Turkey’s main opposition Republican People’s Party (CHP) applied to the Supreme Election Board (YSK) on Wednesday asking for cancellation of the general and presidential elections held on June 24, 2018 based on a recent YSK ruling.
In a controversial decision on Monday, the YSK decided to re-run the mayoral election in İstanbul, which was won by the CHP candidate on March 31.
The YSK made its 7-4 decision due to allegations of electoral fraud and irregularities after Turkish President Recep Tayyip Erdoğan’s ruling Justice and Development Party (AKP) lost the race by a razor-thin margin in İstanbul.
The YSK’s decision, which was based on the assignment of polling station officials who were not public servants as stipulated by law, came after a number of objections filed by the AKP.
In its application to the YSK on Wednesday, the CHP said the general and presidential elections held on June 24, 2018 in which the AKP and Erdoğan emerged as winners should also cancelled under the same logic.
Speaking to reporters after filing his party’s application at the YSK, CHP deputy chairperson Muharrem Erkek said: “If this decision of yours is right, if you are behind your decision, then you have to cancel the June 24 elections as well.
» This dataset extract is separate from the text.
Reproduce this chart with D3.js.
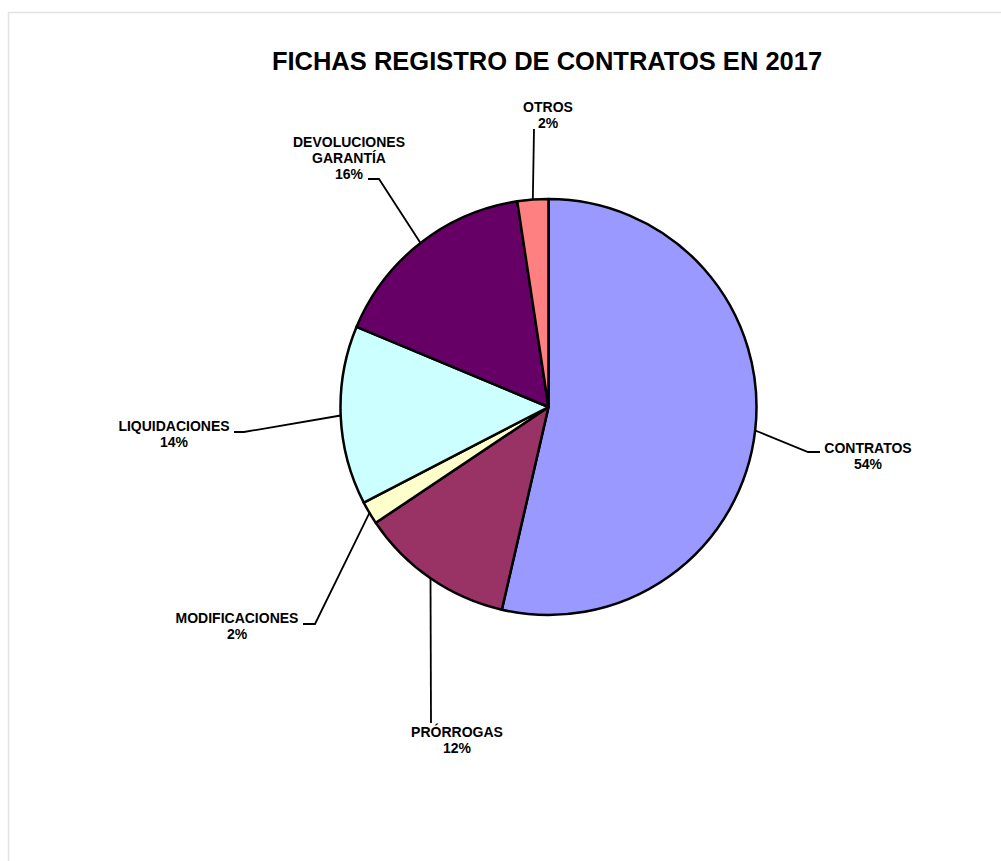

You need to cancel the mandate of President Recep Tayyip Erdoğan.”
Erdoğan was elected president for a second term in the June 24 elections, while his AKP garnered some 42 percent of the nationwide vote.
Erkek said the same polling station officials were on duty during the June 24 elections.
CHP mayoral candidate Ekrem İmamoğlu won the election in İstanbul against the AKP’s candidate, Binali Yıldırım; however, İmamoğlu was not given the mandate to govern until April 17 because the AKP objected to the election results, asking for a recount of votes in many İstanbul districts.
Failing to get the result it desired, the AKP later applied to the YSK asking for the cancellation of the İstanbul mayoral election.